2.1 Common Regression Algorithms
Algorithm | Description | Use Cases |
---|---|---|
Linear Regression | A method that models the relationship between a dependent variable and one or more independent variables by fitting a linear equation. | Sales forecasting, real estate pricing |
Polynomial Regression | A type of regression that models the relationship as an nth degree polynomial. | Stock price prediction, trend analysis |
Ridge Regression | A technique that introduces a penalty term to the loss function to prevent overfitting. | High-dimensional data analysis, multicollinearity handling |
Lasso Regression | A regression analysis method that performs both variable selection and regularization to enhance prediction accuracy. | Feature selection, model simplification |
Elastic Net | A hybrid of ridge and lasso regression, combining both penalties for better performance. | Complex datasets, variable selection |
2.2 Evaluation Metrics for Regression
To evaluate the performance of regression models, the following metrics can be used:
- Mean Absolute Error (MAE): The average of absolute differences between predicted and actual values.
- Mean Squared Error (MSE): The average of the squares of the errors, emphasizing larger errors.
- Root Mean Squared Error (RMSE): The square root of the MSE, providing error in the same units as the output.
- R-squared: A statistical measure that represents the proportion of variance for the dependent variable that's explained by the independent variables.
3. Applications in Business
Supervised learning techniques are utilized across various sectors in business, facilitating data-driven decision-making.
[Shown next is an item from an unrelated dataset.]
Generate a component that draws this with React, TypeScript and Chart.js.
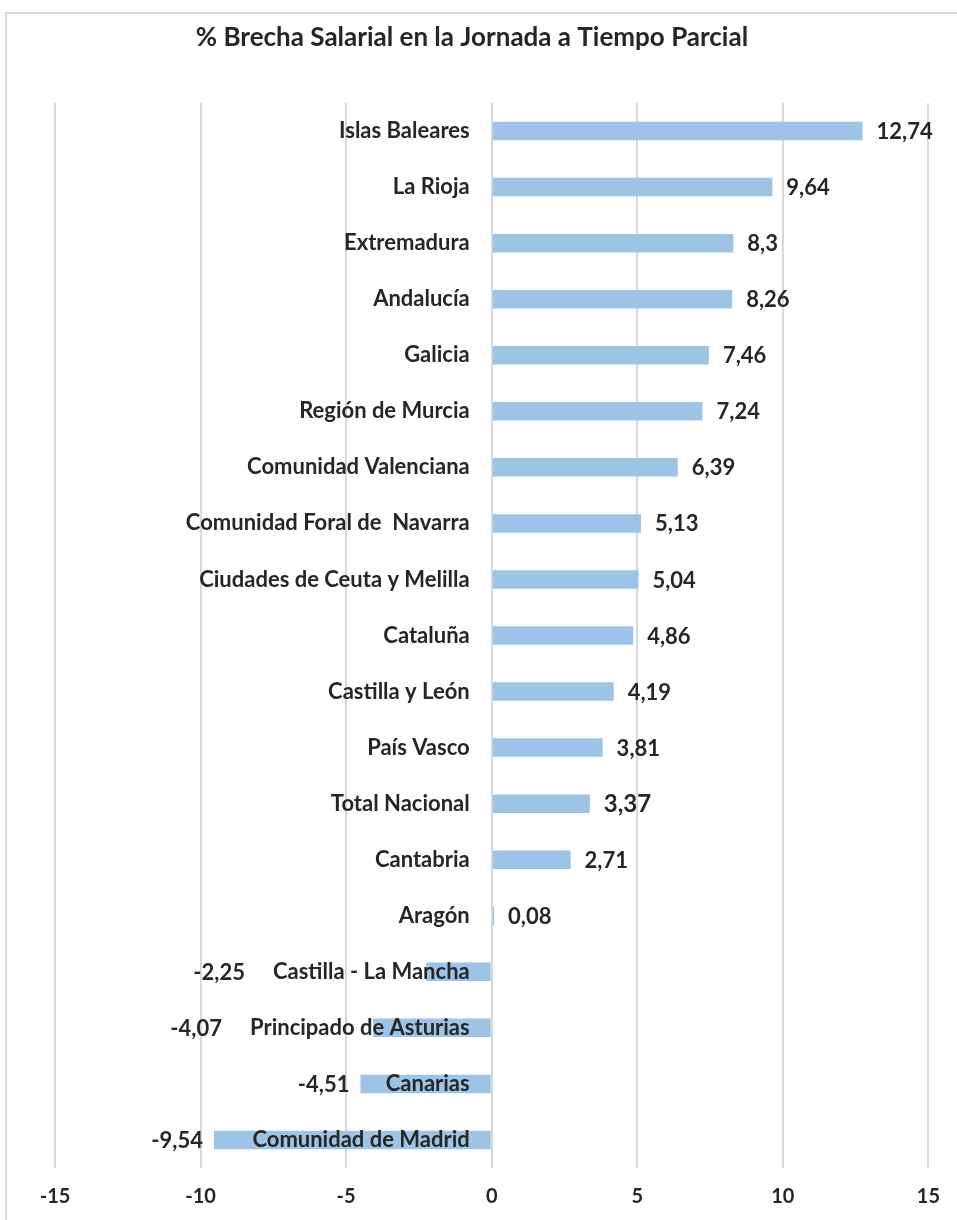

Some notable applications include:
- Customer Segmentation: Using classification algorithms to identify distinct customer groups based on purchasing behavior.
- Churn Prediction: Predicting customer churn using regression techniques to identify at-risk customers.
- Fraud Detection: Implementing classification models to detect fraudulent transactions in real-time.
- Sales Forecasting: Utilizing regression models to predict future sales based on historical data and trends.
- Market Basket Analysis: Applying classification techniques to understand product associations and improve cross-selling strategies.
4. Conclusion
Supervised learning techniques are essential tools in the field of business analytics, enabling organizations to make informed decisions based on data. By leveraging various classification and regression algorithms, businesses can enhance their predictive capabilities and improve operational efficiency. As machine learning continues to evolve, the application of supervised learning will likely expand, offering new opportunities for innovation and growth.